Your objective: Return all the data below as it stands, minus the pictures.

-- START Source data --

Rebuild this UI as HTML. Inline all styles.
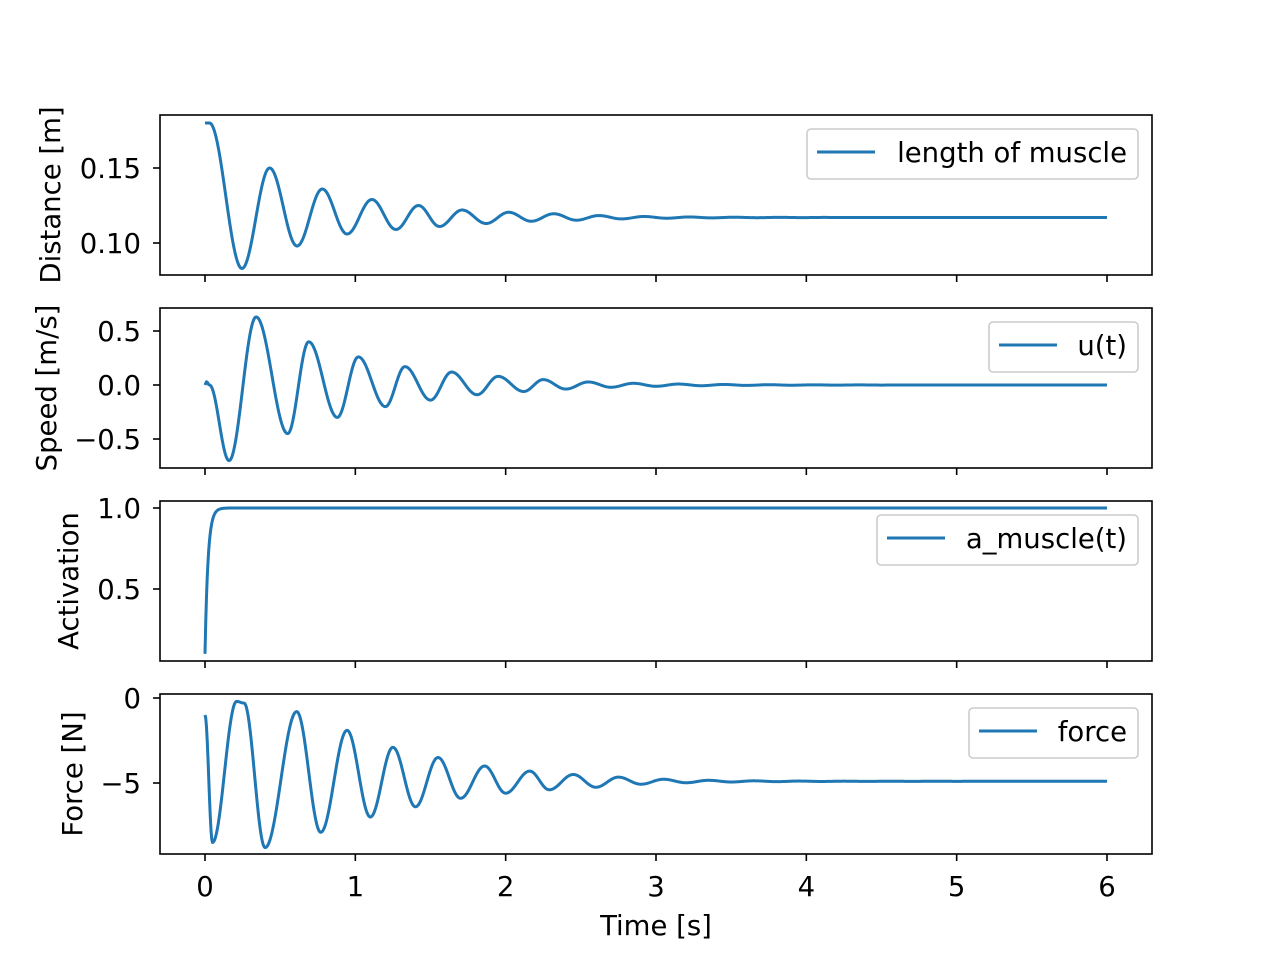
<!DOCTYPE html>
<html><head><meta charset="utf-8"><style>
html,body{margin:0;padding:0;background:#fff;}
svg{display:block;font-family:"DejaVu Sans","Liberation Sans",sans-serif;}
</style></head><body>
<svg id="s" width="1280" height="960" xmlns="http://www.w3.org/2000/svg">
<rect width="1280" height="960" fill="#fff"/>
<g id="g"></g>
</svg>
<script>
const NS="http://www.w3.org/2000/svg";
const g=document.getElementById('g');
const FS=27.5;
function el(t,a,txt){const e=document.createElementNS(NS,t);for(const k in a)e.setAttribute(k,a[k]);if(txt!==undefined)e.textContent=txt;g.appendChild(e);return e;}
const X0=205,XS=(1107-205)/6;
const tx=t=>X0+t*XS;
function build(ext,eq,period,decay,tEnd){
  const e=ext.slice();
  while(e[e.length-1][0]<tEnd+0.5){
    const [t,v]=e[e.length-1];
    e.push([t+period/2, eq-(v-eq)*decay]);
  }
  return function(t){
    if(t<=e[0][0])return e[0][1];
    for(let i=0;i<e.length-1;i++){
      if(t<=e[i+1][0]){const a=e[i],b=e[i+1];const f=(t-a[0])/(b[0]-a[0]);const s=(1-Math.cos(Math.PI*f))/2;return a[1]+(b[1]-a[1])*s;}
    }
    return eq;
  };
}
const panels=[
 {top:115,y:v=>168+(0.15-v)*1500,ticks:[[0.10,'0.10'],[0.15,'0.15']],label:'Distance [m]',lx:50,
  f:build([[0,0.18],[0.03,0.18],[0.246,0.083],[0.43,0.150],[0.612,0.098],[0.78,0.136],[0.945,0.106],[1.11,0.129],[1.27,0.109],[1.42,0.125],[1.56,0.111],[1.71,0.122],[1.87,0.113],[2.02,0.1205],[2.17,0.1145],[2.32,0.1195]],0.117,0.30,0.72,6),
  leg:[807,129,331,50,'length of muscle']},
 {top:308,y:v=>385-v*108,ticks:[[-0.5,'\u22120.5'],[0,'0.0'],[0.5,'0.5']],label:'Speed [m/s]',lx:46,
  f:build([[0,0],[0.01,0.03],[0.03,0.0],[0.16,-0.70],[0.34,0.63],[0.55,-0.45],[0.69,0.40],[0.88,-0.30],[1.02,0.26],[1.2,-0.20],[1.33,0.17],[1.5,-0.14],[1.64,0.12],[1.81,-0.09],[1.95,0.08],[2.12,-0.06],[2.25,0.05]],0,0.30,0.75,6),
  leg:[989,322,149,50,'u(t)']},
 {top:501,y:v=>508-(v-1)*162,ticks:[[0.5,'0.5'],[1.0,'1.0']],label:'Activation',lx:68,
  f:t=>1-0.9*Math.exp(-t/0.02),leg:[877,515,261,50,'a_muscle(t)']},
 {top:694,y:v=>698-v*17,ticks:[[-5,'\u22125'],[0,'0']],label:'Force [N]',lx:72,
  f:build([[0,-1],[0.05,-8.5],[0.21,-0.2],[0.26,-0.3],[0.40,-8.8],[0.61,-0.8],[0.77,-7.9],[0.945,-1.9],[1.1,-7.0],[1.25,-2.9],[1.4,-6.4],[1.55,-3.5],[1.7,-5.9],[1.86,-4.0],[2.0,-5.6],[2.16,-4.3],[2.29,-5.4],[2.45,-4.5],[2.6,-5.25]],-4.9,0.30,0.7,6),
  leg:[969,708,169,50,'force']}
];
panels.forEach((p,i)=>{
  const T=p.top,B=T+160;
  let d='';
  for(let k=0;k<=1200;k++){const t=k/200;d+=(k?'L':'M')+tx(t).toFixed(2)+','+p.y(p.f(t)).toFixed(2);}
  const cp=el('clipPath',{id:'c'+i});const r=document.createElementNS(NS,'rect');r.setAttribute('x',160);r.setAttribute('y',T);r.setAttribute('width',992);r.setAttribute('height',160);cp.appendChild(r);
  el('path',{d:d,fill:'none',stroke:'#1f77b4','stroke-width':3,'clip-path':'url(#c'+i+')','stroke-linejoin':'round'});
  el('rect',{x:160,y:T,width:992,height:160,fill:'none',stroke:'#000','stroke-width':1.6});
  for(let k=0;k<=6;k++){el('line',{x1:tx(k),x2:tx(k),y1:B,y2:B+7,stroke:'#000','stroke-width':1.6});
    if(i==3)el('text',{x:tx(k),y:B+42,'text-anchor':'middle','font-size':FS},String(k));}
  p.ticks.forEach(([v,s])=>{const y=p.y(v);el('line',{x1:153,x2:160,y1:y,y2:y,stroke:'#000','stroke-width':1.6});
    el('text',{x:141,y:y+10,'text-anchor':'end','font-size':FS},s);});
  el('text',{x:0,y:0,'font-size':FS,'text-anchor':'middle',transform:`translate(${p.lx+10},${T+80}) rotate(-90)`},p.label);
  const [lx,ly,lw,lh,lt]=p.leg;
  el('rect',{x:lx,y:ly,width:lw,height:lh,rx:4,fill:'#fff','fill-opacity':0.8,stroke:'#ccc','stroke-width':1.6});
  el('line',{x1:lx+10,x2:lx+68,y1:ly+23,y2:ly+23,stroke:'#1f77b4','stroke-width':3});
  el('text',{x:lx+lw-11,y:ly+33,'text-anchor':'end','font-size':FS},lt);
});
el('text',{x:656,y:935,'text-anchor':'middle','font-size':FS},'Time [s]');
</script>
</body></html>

-- END Source data --

Expected output:
Rebuild this UI as HTML. Inline all styles.
<!DOCTYPE html>
<html><head><meta charset="utf-8"><style>
html,body{margin:0;padding:0;background:#fff;}
svg{display:block;font-family:"DejaVu Sans","Liberation Sans",sans-serif;}
</style></head><body>
<svg id="s" width="1280" height="960" xmlns="http://www.w3.org/2000/svg">
<rect width="1280" height="960" fill="#fff"/>
<g id="g"></g>
</svg>
<script>
const NS="http://www.w3.org/2000/svg";
const g=document.getElementById('g');
const FS=27.5;
function el(t,a,txt){const e=document.createElementNS(NS,t);for(const k in a)e.setAttribute(k,a[k]);if(txt!==undefined)e.textContent=txt;g.appendChild(e);return e;}
const X0=205,XS=(1107-205)/6;
const tx=t=>X0+t*XS;
function build(ext,eq,period,decay,tEnd){
  const e=ext.slice();
  while(e[e.length-1][0]<tEnd+0.5){
    const [t,v]=e[e.length-1];
    e.push([t+period/2, eq-(v-eq)*decay]);
  }
  return function(t){
    if(t<=e[0][0])return e[0][1];
    for(let i=0;i<e.length-1;i++){
      if(t<=e[i+1][0]){const a=e[i],b=e[i+1];const f=(t-a[0])/(b[0]-a[0]);const s=(1-Math.cos(Math.PI*f))/2;return a[1]+(b[1]-a[1])*s;}
    }
    return eq;
  };
}
const panels=[
 {top:115,y:v=>168+(0.15-v)*1500,ticks:[[0.10,'0.10'],[0.15,'0.15']],label:'Distance [m]',lx:50,
  f:build([[0,0.18],[0.03,0.18],[0.246,0.083],[0.43,0.150],[0.612,0.098],[0.78,0.136],[0.945,0.106],[1.11,0.129],[1.27,0.109],[1.42,0.125],[1.56,0.111],[1.71,0.122],[1.87,0.113],[2.02,0.1205],[2.17,0.1145],[2.32,0.1195]],0.117,0.30,0.72,6),
  leg:[807,129,331,50,'length of muscle']},
 {top:308,y:v=>385-v*108,ticks:[[-0.5,'\u22120.5'],[0,'0.0'],[0.5,'0.5']],label:'Speed [m/s]',lx:46,
  f:build([[0,0],[0.01,0.03],[0.03,0.0],[0.16,-0.70],[0.34,0.63],[0.55,-0.45],[0.69,0.40],[0.88,-0.30],[1.02,0.26],[1.2,-0.20],[1.33,0.17],[1.5,-0.14],[1.64,0.12],[1.81,-0.09],[1.95,0.08],[2.12,-0.06],[2.25,0.05]],0,0.30,0.75,6),
  leg:[989,322,149,50,'u(t)']},
 {top:501,y:v=>508-(v-1)*162,ticks:[[0.5,'0.5'],[1.0,'1.0']],label:'Activation',lx:68,
  f:t=>1-0.9*Math.exp(-t/0.02),leg:[877,515,261,50,'a_muscle(t)']},
 {top:694,y:v=>698-v*17,ticks:[[-5,'\u22125'],[0,'0']],label:'Force [N]',lx:72,
  f:build([[0,-1],[0.05,-8.5],[0.21,-0.2],[0.26,-0.3],[0.40,-8.8],[0.61,-0.8],[0.77,-7.9],[0.945,-1.9],[1.1,-7.0],[1.25,-2.9],[1.4,-6.4],[1.55,-3.5],[1.7,-5.9],[1.86,-4.0],[2.0,-5.6],[2.16,-4.3],[2.29,-5.4],[2.45,-4.5],[2.6,-5.25]],-4.9,0.30,0.7,6),
  leg:[969,708,169,50,'force']}
];
panels.forEach((p,i)=>{
  const T=p.top,B=T+160;
  let d='';
  for(let k=0;k<=1200;k++){const t=k/200;d+=(k?'L':'M')+tx(t).toFixed(2)+','+p.y(p.f(t)).toFixed(2);}
  const cp=el('clipPath',{id:'c'+i});const r=document.createElementNS(NS,'rect');r.setAttribute('x',160);r.setAttribute('y',T);r.setAttribute('width',992);r.setAttribute('height',160);cp.appendChild(r);
  el('path',{d:d,fill:'none',stroke:'#1f77b4','stroke-width':3,'clip-path':'url(#c'+i+')','stroke-linejoin':'round'});
  el('rect',{x:160,y:T,width:992,height:160,fill:'none',stroke:'#000','stroke-width':1.6});
  for(let k=0;k<=6;k++){el('line',{x1:tx(k),x2:tx(k),y1:B,y2:B+7,stroke:'#000','stroke-width':1.6});
    if(i==3)el('text',{x:tx(k),y:B+42,'text-anchor':'middle','font-size':FS},String(k));}
  p.ticks.forEach(([v,s])=>{const y=p.y(v);el('line',{x1:153,x2:160,y1:y,y2:y,stroke:'#000','stroke-width':1.6});
    el('text',{x:141,y:y+10,'text-anchor':'end','font-size':FS},s);});
  el('text',{x:0,y:0,'font-size':FS,'text-anchor':'middle',transform:`translate(${p.lx+10},${T+80}) rotate(-90)`},p.label);
  const [lx,ly,lw,lh,lt]=p.leg;
  el('rect',{x:lx,y:ly,width:lw,height:lh,rx:4,fill:'#fff','fill-opacity':0.8,stroke:'#ccc','stroke-width':1.6});
  el('line',{x1:lx+10,x2:lx+68,y1:ly+23,y2:ly+23,stroke:'#1f77b4','stroke-width':3});
  el('text',{x:lx+lw-11,y:ly+33,'text-anchor':'end','font-size':FS},lt);
});
el('text',{x:656,y:935,'text-anchor':'middle','font-size':FS},'Time [s]');
</script>
</body></html>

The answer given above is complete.